The court held that having presided over the trial and seen the victim give evidence, the judge was well placed to assess her credibility and whether she was prone to exaggeration. He was entitled to accept that she was truthful in her description of the assault and of the significant and ongoing impact upon her and the court saw no valid criticism in this regard.

However, the court found force in Mr Mason’s submissions that in coming to the appropriate custodial term the judge seemed to have sentenced Ms Ashurst on the basis that she had in reality committed an offence of inflicting grievous bodily harm. In so doing he fell into error and came to a higher starting point than was justified. Ms Ashurst had been charged with and convicted of assault occasioning actual bodily harm; it was the guideline pertinent to that offence which should have been applied. As Mr Mason conceded, this was nonetheless a case of greater harm and higher culpability and therefore fell within category 1 of that guideline. The court considered that the circumstances of the offence, particularly in count 2, placed the appropriate starting point towards the top of the range for that category.

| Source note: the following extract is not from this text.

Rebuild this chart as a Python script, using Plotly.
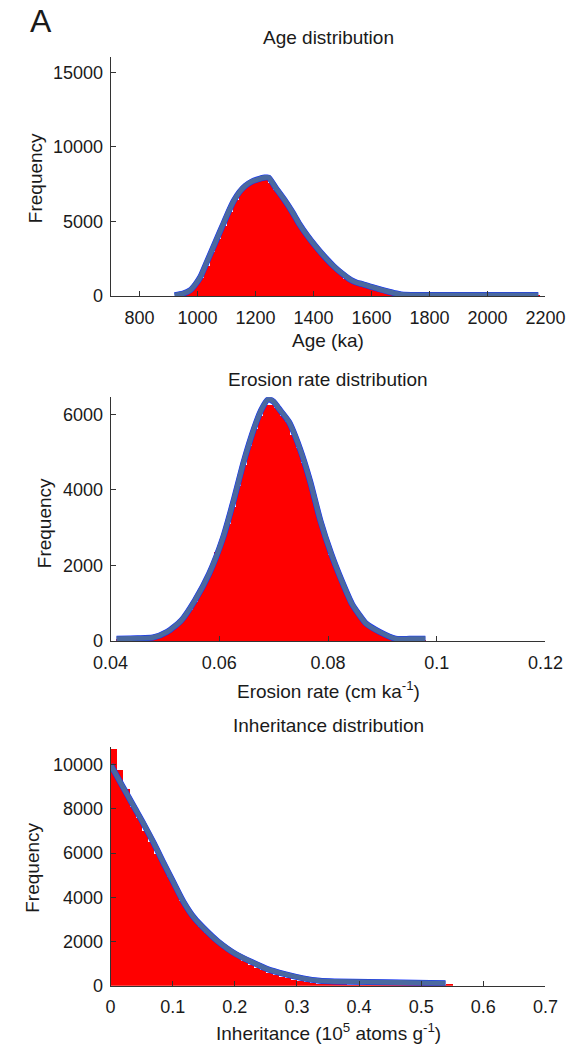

The court also held that the judge paid insufficient regard to the fact that Ms Ashurst was the mother and primary carer of young children. This was not addressed at all in his sentencing remarks. It was incumbent on the judge to take the interests of the children into account. Notwithstanding that they were currently living in stable accommodation, Ms Ashurst’s incarceration would have a significant impact on them. Whilst this could not in this serious case justify suspending the custodial term, it was a significant mitigating factor.

The court concluded that the sentences imposed were excessive and manifestly so. It considered the appropriate sentence for the totality of the offending to be 30 months’ imprisonment. The court quashed the sentence on count 2 and substituted a sentence of 30 months’ imprisonment to run concurrently with the sentence on count 1.

In short, the Court of Appeal reduced the sentence from three years and three months’ imprisonment to 30 months, holding that the sentencing judge erred in treating the offence as more akin to grievous bodily harm and failed to give sufficient weight to the impact of custody on the appellant’s young children.